Rainforest Adventures offers tranquil day trip from San José

In The Tico Times, by MICHAEL KRUMHOLTZ | JUNE 3, 2016

The aerial tram at Rainforest Adventures glides over the dense rain forest near Braulio Carrillo National Park.

The aerial tram at Rainforest Adventures glides over the dense rain forest near Braulio Carrillo National Park.  (Courtesy of Alvaro Cubero/Rainforest Adventures)

Toucans and falcons soar above the lush rain forest neighboring the Braulio Carrillo National Park as a patch of fog settles in the distance. The birds’ mating calls are the only sound coming from outside our aerial tram as my guide from Rainforest Adventures, Luis Vargas, and I roll along the tree line through the rain forest.

Sometimes the postcard scenery you see on advertisements does come to life in Costa Rica. Once you get past the traffic and pollution so prevalent in San José, places as tranquil and beautiful as the Braulio Carrillo area are not too far away. Just an hour’s drive from the capital, Rainforest Adventures, located off Route 32, offers a great day trip for those wanting to hike, zipline, or just glide through the forest in an aerial tram.

Rainforest Adventure Tree Frog

Rainforest Adventures’ tram line, which Vargas said was the first of its kind ever built inside a tropical rain forest, extends 2.6 kilometers along a track that holds 24 gondolas. Donald Perry, the man who invented the canopy zipline, was also responsible for thinking up the Rainforest Adventures’ aerial tram, built in 1994.

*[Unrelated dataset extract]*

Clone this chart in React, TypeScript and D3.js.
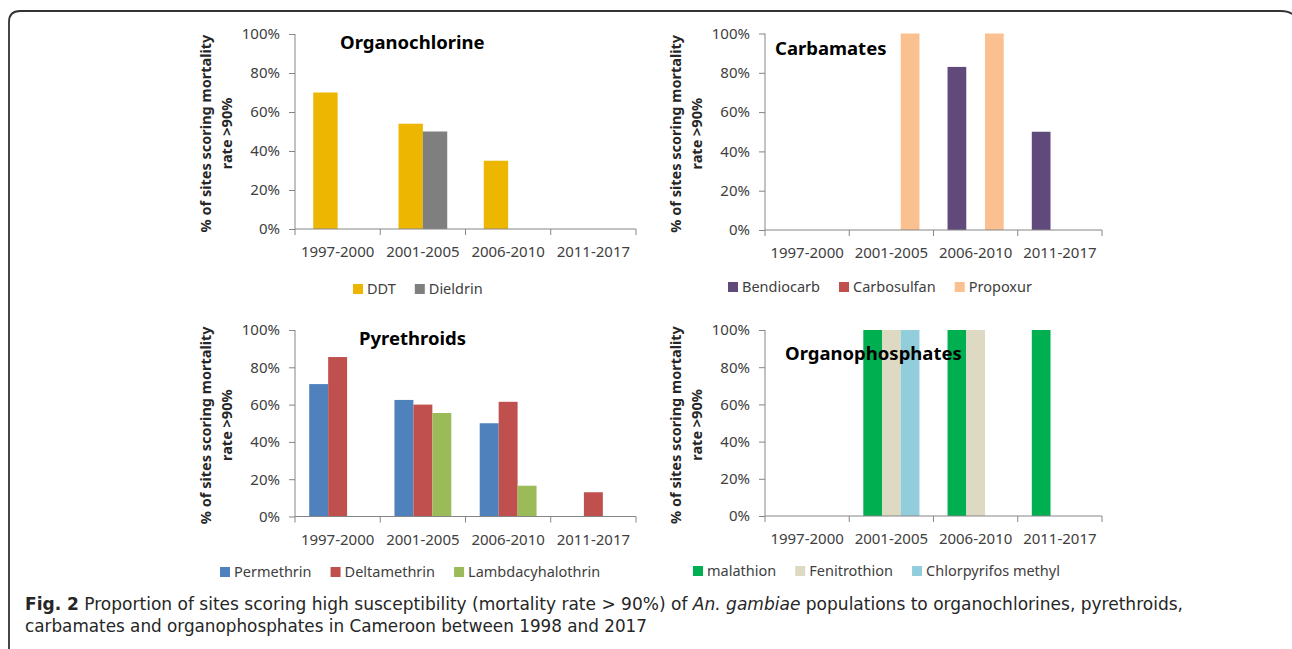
import React from 'react';
import * as d3 from 'd3';

const periods = ['1997-2000', '2001-2005', '2006-2010', '2011-2017'];
const yTicks = [0, 20, 40, 60, 80, 100];

const organochlorineNames = ['DDT', 'Dieldrin'];
const ddt = [70, 54, 35, 0];
const dieldrin = [0, 50, 0, 0];

const carbamateNames = ['Bendiocarb', 'Carbosulfan', 'Propoxur'];
const bendiocarb = [0, 0, 83, 50];
const carbosulfan = [0, 0, 0, 0];
const propoxur = [0, 100, 100, 0];

const pyrethroidNames = ['Permethrin', 'Deltamethrin', 'Lambdacyhalothrin'];
const permethrin = [71, 62.5, 50, 0];
const deltamethrin = [85.5, 60, 61.5, 13];
const lambdacyhalothrin = [0, 55.5, 16.5, 0];

const organophosphateNames = ['malathion', 'Fenitrothion', 'Chlorpyrifos methyl'];
const malathion = [0, 100, 100, 100];
const fenitrothion = [0, 100, 100, 0];
const chlorpyrifos = [0, 100, 0, 0];

interface Panel {
  title: string;
  names: string[];
  values: number[][];
  colors: string[];
  x0: number;
  x1: number;
  yTop: number;
  yZero: number;
  titleX: number;
  titleY: number;
  legendX: number;
  legendY: number;
}

const panels: Panel[] = [
  {
    title: 'Organochlorine',
    names: organochlorineNames,
    values: [ddt, dieldrin],
    colors: ['#EDB600', '#7F7F7F'],
    x0: 295, x1: 636, yTop: 34, yZero: 229,
    titleX: 340, titleY: 49, legendX: 353, legendY: 289,
  },
  {
    title: 'Carbamates',
    names: carbamateNames,
    values: [bendiocarb, carbosulfan, propoxur],
    colors: ['#604A7B', '#C0504D', '#FAC090'],
    x0: 765, x1: 1102, yTop: 33.5, yZero: 230,
    titleX: 775, titleY: 55, legendX: 728, legendY: 287,
  },
  {
    title: 'Pyrethroids',
    names: pyrethroidNames,
    values: [permethrin, deltamethrin, lambdacyhalothrin],
    colors: ['#4F81BD', '#C0504D', '#9BBB59'],
    x0: 295, x1: 636, yTop: 330, yZero: 516.5,
    titleX: 359, titleY: 345, legendX: 220, legendY: 572,
  },
  {
    title: 'Organophosphates',
    names: organophosphateNames,
    values: [malathion, fenitrothion, chlorpyrifos],
    colors: ['#00B050', '#DDD9C3', '#92CDDC'],
    x0: 765, x1: 1102, yTop: 330, yZero: 516,
    titleX: 785, titleY: 360, legendX: 693, legendY: 571,
  },
];

const FONT = "'Noto Sans', 'Open Sans', sans-serif";
const CAPTION_FONT = "'DejaVu Sans Condensed', 'Liberation Sans Narrow', sans-serif";
const AXIS = '#868686';
const LABEL = '#404040';

const App: React.FC = () => {
  const svgRef = React.useRef<SVGSVGElement | null>(null);

  React.useEffect(() => {
    const svg = d3.select(svgRef.current);
    svg.selectAll('*').remove();

    // frame, open at the bottom
    svg
      .append('path')
      .attr('d', 'M9,649 L9,22 Q9,11 20,11 L1281,11 Q1292,11 1296,18')
      .attr('fill', 'none')
      .attr('stroke', '#333')
      .attr('stroke-width', 1.8);

    panels.forEach((p) => {
      const g = svg.append('g');

      const x = d3.scaleBand<string>().domain(periods).range([p.x0, p.x1]);
      const n = p.names.length;
      const barW = x.bandwidth() / (n + 1.5);
      const inner = d3
        .scaleBand<number>()
        .domain(d3.range(n))
        .range([0.75 * barW, 0.75 * barW + n * barW]);
      const y = d3.scaleLinear().domain([0, 100]).range([p.yZero, p.yTop]);

      // y axis
      const yAxis = g
        .append('g')
        .attr('transform', `translate(${p.x0},0)`)
        .call(
          d3
            .axisLeft(y)
            .tickValues(yTicks)
            .tickSize(6)
            .tickPadding(9)
            .tickFormat((d) => `${d}%`)
        );
      yAxis.select('.domain').attr('stroke', AXIS).attr('d', `M0,${p.yZero}V${p.yTop}`);
      yAxis.selectAll('line').attr('stroke', AXIS);
      yAxis
        .selectAll('text')
        .attr('font-family', FONT)
        .attr('font-size', 15)
        .attr('fill', LABEL);

      // bars
      p.values.forEach((vals, si) => {
        g.append('g')
          .selectAll('rect')
          .data(vals.map((v, i) => ({ v, period: periods[i] })).filter((d) => d.v > 0))
          .join('rect')
          .attr('x', (d) => (x(d.period) || 0) + (inner(si) || 0))
          .attr('width', inner.bandwidth())
          .attr('y', (d) => y(d.v))
          .attr('height', (d) => p.yZero - y(d.v))
          .attr('fill', p.colors[si]);
      });

      // x axis
      const xa = g.append('g');
      xa.append('line')
        .attr('x1', p.x0)
        .attr('x2', p.x1)
        .attr('y1', p.yZero)
        .attr('y2', p.yZero)
        .attr('stroke', AXIS);
      const bounds = [...periods.map((d) => x(d) || 0), p.x1];
      xa.selectAll('line.tick')
        .data(bounds)
        .join('line')
        .attr('class', 'tick')
        .attr('x1', (d) => d)
        .attr('x2', (d) => d)
        .attr('y1', p.yZero)
        .attr('y2', p.yZero + 6)
        .attr('stroke', AXIS);
      xa.selectAll('text')
        .data(periods)
        .join('text')
        .attr('x', (d) => (x(d) || 0) + x.bandwidth() / 2)
        .attr('y', p.yZero + 28)
        .attr('text-anchor', 'middle')
        .attr('font-family', FONT)
        .attr('font-size', 15)
        .attr('fill', LABEL)
        .text((d) => d);

      // y axis title
      const cy = (p.yTop + p.yZero) / 2 + 2;
      const yt = g
        .append('text')
        .attr('transform', `translate(${p.x0 - 84},${cy}) rotate(-90)`)
        .attr('text-anchor', 'middle')
        .attr('font-family', FONT)
        .attr('font-weight', 'bold')
        .attr('font-size', 14.5)
        .attr('fill', '#262626');
      yt.append('tspan').attr('x', 0).attr('dy', 0).text('% of sites scoring mortality');
      yt.append('tspan').attr('x', 0).attr('dy', 21).text('rate >90%');

      // chart title, above the bars
      g.append('text')
        .attr('x', p.titleX)
        .attr('y', p.titleY)
        .attr('font-family', FONT)
        .attr('font-weight', 'bold')
        .attr('font-size', 18.5)
        .attr('fill', '#000')
        .text(p.title);

      // legend
      let lx = p.legendX;
      p.names.forEach((name, i) => {
        g.append('rect')
          .attr('x', lx)
          .attr('y', p.legendY - 5)
          .attr('width', 10)
          .attr('height', 10)
          .attr('fill', p.colors[i]);
        const t = g
          .append('text')
          .attr('x', lx + 14)
          .attr('y', p.legendY + 5)
          .attr('font-family', FONT)
          .attr('font-size', 14.5)
          .attr('fill', LABEL)
          .text(name);
        const w = (t.node() as SVGTextElement).getComputedTextLength();
        lx += 14 + w + 19;
      });
    });

    // caption
    const cap1 = svg
      .append('text')
      .attr('x', 25)
      .attr('y', 610)
      .attr('font-family', CAPTION_FONT)
      .attr('font-size', 17)
      .attr('fill', '#262626')
      .attr('textLength', 1158)
      .attr('lengthAdjust', 'spacingAndGlyphs');
    cap1.append('tspan').attr('font-weight', 'bold').text('Fig. 2');
    cap1
      .append('tspan')
      .text(' Proportion of sites scoring high susceptibility (mortality rate > 90%) of ');
    cap1.append('tspan').attr('font-style', 'italic').text('An. gambiae');
    cap1.append('tspan').text(' populations to organochlorines, pyrethroids,');

    svg
      .append('text')
      .attr('x', 25)
      .attr('y', 632)
      .attr('font-family', CAPTION_FONT)
      .attr('font-size', 17)
      .attr('fill', '#262626')
      .attr('textLength', 622)
      .attr('lengthAdjust', 'spacingAndGlyphs')
      .text('carbamates and organophosphates in Cameroon between 1998 and 2017');
  }, []);

  return (
    <svg
      ref={svgRef}
      width={1292}
      height={649}
      style={{ position: 'absolute', left: 0, top: 0, background: '#fff' }}
    />
  );
};

export default App;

The hour-and-a-half tour takes riders from the forest floor, where there’s the possibility of close-ups with wildlife and tropical plants, to the tops of the canopy, where amazing views of the rain forest await.

Besides birds, some of the most notable animals roaming the area here are jaguars, pumas, tapir, deer, monkeys and a litany of poisonous reptiles.

Rainforest Adventures Costa Rica

Terciopelos grow here like rice,” Vargas said, referring to the deadly fer-de-lance snake. “We’ve seen them up to two meters long. You have to remember this is a virgin rain forest. We have a little bit of everything here.”

Vargas, who grew up on a nearby finca and has worked as a tour guide in rain forests for a variety of companies, then began to tell me a story about the time he was bitten by a highly venomous terciopelo.

He said the actual bite wasn’t as painful as one would expect, but after he saw two small bite marks on his foot he went back to identify the snake, and then he knew he had a limited amount of time to get to a hospital before serious damage would be done. Vargas calmly got himself to a hospital, where he could get antivenin and proper treatment.

(Courtesy of Alvaro Cubero/Rainforest Adventures)

However, he went on to say that the pain of the bite paled in comparison to the time he was bitten by a bullet ant when he grabbed hold of a branch in a forest in Sarapiquí. He said the intense pain lasted for days as he was hospitalized with the entire right side of his body burning from the ant’s toxins.

Bullet ants are also prevalent in the area, as suggested by an “Ant Crossing” sign near the front of the visitor’s section at Rainforest Adventures.

If creepy crawlers that can leave you on the verge of death aren’t your thing, then don’t fear. Unless you’re taking part in one of the multi-day camping trips through the forest that guides offer, you probably won’t be crossing paths with any venomous creatures.

Visitors ride the tram at Rainforest Adventures.

But, as Vargas pointed out, the abundance of these animals demonstrates the natural health of this rain forest. Unlike in a zoo, the animals could be anywhere at any time, which Vargas said points to the conservation efforts taken by the country in recent decades to help preserve national parks like Braulio Carrillo.

“Costa Rica has done a good job of conserving its forests,” Vargas said. “We’re not perfect by any means and we have room to improve, but the state has done a relatively good job.”

Vargas said the government could do a better job of forest conservation by providing better incentives to small-farm owners. As it stands now, he said, Costa Rica offers farmers $20 for every hectare of farmland where owners are reforesting, which is a figure that Vargas called embarrassingly low.

“That’s basically offensive to offer that,” he said. “It would be better if they didn’t pay them anything.”